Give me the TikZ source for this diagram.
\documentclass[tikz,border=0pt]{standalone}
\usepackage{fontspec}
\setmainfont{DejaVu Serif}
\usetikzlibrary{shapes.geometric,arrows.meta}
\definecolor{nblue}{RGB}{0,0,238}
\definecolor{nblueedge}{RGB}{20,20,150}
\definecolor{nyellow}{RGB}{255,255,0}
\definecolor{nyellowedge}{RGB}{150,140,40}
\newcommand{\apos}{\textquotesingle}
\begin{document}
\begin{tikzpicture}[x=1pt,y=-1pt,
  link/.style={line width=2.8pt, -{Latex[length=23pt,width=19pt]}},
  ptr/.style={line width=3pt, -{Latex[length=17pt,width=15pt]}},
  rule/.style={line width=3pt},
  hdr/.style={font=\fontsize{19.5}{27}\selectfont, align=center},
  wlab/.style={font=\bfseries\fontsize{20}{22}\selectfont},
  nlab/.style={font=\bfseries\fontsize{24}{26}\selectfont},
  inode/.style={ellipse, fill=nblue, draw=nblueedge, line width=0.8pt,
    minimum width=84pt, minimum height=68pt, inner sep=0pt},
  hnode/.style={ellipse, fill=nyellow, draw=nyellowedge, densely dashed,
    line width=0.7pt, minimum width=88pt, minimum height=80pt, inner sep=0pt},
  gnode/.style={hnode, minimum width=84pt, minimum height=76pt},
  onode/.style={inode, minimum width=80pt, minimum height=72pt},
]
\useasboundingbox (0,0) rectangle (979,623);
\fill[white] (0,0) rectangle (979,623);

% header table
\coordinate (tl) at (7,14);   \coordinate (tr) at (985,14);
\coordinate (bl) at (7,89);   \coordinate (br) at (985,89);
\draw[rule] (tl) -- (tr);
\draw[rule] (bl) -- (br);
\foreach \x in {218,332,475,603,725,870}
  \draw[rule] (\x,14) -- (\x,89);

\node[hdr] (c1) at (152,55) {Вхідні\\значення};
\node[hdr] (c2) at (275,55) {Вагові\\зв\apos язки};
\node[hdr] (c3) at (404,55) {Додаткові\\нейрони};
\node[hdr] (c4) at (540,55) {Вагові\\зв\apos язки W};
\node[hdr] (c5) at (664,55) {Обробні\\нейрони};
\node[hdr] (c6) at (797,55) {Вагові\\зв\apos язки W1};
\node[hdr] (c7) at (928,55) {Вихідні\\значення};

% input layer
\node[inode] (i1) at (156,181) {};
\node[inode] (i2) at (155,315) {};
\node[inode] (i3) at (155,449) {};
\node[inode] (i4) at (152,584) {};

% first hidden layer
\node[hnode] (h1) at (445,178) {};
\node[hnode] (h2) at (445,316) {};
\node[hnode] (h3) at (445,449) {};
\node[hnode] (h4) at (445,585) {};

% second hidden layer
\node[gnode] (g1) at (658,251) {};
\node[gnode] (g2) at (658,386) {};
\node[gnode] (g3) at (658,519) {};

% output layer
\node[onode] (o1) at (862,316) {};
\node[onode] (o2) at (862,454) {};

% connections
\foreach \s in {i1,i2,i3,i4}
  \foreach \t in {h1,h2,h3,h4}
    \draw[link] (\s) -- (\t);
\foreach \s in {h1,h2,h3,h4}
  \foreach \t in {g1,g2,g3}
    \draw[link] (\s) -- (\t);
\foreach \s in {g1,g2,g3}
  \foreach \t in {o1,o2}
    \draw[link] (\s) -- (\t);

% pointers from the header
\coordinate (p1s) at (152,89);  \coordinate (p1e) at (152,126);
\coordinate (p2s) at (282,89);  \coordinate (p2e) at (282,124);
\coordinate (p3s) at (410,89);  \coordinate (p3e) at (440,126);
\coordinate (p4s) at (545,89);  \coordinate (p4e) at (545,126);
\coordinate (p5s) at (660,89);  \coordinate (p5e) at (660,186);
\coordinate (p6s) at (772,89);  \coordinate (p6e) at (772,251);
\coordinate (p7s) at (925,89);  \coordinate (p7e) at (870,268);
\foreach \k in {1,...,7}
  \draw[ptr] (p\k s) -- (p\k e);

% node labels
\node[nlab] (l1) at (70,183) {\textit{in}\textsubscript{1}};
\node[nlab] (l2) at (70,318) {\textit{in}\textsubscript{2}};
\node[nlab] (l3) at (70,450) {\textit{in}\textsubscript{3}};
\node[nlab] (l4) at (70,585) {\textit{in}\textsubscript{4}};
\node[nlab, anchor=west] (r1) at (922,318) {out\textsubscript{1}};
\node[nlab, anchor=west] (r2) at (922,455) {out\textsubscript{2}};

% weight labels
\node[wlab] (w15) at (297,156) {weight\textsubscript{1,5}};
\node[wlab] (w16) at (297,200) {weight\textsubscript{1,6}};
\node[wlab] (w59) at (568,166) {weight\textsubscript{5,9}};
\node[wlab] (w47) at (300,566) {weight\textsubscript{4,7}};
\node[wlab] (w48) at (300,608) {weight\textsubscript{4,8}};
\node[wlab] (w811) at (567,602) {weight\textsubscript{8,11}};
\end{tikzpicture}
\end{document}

_GIVEN TASK_
Give back the whole listing exactly as it reads.

_RESULT OF THE EXERCISE_
Give me the TikZ source for this diagram.
\documentclass[tikz,border=0pt]{standalone}
\usepackage{fontspec}
\setmainfont{DejaVu Serif}
\usetikzlibrary{shapes.geometric,arrows.meta}
\definecolor{nblue}{RGB}{0,0,238}
\definecolor{nblueedge}{RGB}{20,20,150}
\definecolor{nyellow}{RGB}{255,255,0}
\definecolor{nyellowedge}{RGB}{150,140,40}
\newcommand{\apos}{\textquotesingle}
\begin{document}
\begin{tikzpicture}[x=1pt,y=-1pt,
  link/.style={line width=2.8pt, -{Latex[length=23pt,width=19pt]}},
  ptr/.style={line width=3pt, -{Latex[length=17pt,width=15pt]}},
  rule/.style={line width=3pt},
  hdr/.style={font=\fontsize{19.5}{27}\selectfont, align=center},
  wlab/.style={font=\bfseries\fontsize{20}{22}\selectfont},
  nlab/.style={font=\bfseries\fontsize{24}{26}\selectfont},
  inode/.style={ellipse, fill=nblue, draw=nblueedge, line width=0.8pt,
    minimum width=84pt, minimum height=68pt, inner sep=0pt},
  hnode/.style={ellipse, fill=nyellow, draw=nyellowedge, densely dashed,
    line width=0.7pt, minimum width=88pt, minimum height=80pt, inner sep=0pt},
  gnode/.style={hnode, minimum width=84pt, minimum height=76pt},
  onode/.style={inode, minimum width=80pt, minimum height=72pt},
]
\useasboundingbox (0,0) rectangle (979,623);
\fill[white] (0,0) rectangle (979,623);

% header table
\coordinate (tl) at (7,14);   \coordinate (tr) at (985,14);
\coordinate (bl) at (7,89);   \coordinate (br) at (985,89);
\draw[rule] (tl) -- (tr);
\draw[rule] (bl) -- (br);
\foreach \x in {218,332,475,603,725,870}
  \draw[rule] (\x,14) -- (\x,89);

\node[hdr] (c1) at (152,55) {Вхідні\\значення};
\node[hdr] (c2) at (275,55) {Вагові\\зв\apos язки};
\node[hdr] (c3) at (404,55) {Додаткові\\нейрони};
\node[hdr] (c4) at (540,55) {Вагові\\зв\apos язки W};
\node[hdr] (c5) at (664,55) {Обробні\\нейрони};
\node[hdr] (c6) at (797,55) {Вагові\\зв\apos язки W1};
\node[hdr] (c7) at (928,55) {Вихідні\\значення};

% input layer
\node[inode] (i1) at (156,181) {};
\node[inode] (i2) at (155,315) {};
\node[inode] (i3) at (155,449) {};
\node[inode] (i4) at (152,584) {};

% first hidden layer
\node[hnode] (h1) at (445,178) {};
\node[hnode] (h2) at (445,316) {};
\node[hnode] (h3) at (445,449) {};
\node[hnode] (h4) at (445,585) {};

% second hidden layer
\node[gnode] (g1) at (658,251) {};
\node[gnode] (g2) at (658,386) {};
\node[gnode] (g3) at (658,519) {};

% output layer
\node[onode] (o1) at (862,316) {};
\node[onode] (o2) at (862,454) {};

% connections
\foreach \s in {i1,i2,i3,i4}
  \foreach \t in {h1,h2,h3,h4}
    \draw[link] (\s) -- (\t);
\foreach \s in {h1,h2,h3,h4}
  \foreach \t in {g1,g2,g3}
    \draw[link] (\s) -- (\t);
\foreach \s in {g1,g2,g3}
  \foreach \t in {o1,o2}
    \draw[link] (\s) -- (\t);

% pointers from the header
\coordinate (p1s) at (152,89);  \coordinate (p1e) at (152,126);
\coordinate (p2s) at (282,89);  \coordinate (p2e) at (282,124);
\coordinate (p3s) at (410,89);  \coordinate (p3e) at (440,126);
\coordinate (p4s) at (545,89);  \coordinate (p4e) at (545,126);
\coordinate (p5s) at (660,89);  \coordinate (p5e) at (660,186);
\coordinate (p6s) at (772,89);  \coordinate (p6e) at (772,251);
\coordinate (p7s) at (925,89);  \coordinate (p7e) at (870,268);
\foreach \k in {1,...,7}
  \draw[ptr] (p\k s) -- (p\k e);

% node labels
\node[nlab] (l1) at (70,183) {\textit{in}\textsubscript{1}};
\node[nlab] (l2) at (70,318) {\textit{in}\textsubscript{2}};
\node[nlab] (l3) at (70,450) {\textit{in}\textsubscript{3}};
\node[nlab] (l4) at (70,585) {\textit{in}\textsubscript{4}};
\node[nlab, anchor=west] (r1) at (922,318) {out\textsubscript{1}};
\node[nlab, anchor=west] (r2) at (922,455) {out\textsubscript{2}};

% weight labels
\node[wlab] (w15) at (297,156) {weight\textsubscript{1,5}};
\node[wlab] (w16) at (297,200) {weight\textsubscript{1,6}};
\node[wlab] (w59) at (568,166) {weight\textsubscript{5,9}};
\node[wlab] (w47) at (300,566) {weight\textsubscript{4,7}};
\node[wlab] (w48) at (300,608) {weight\textsubscript{4,8}};
\node[wlab] (w811) at (567,602) {weight\textsubscript{8,11}};
\end{tikzpicture}
\end{document}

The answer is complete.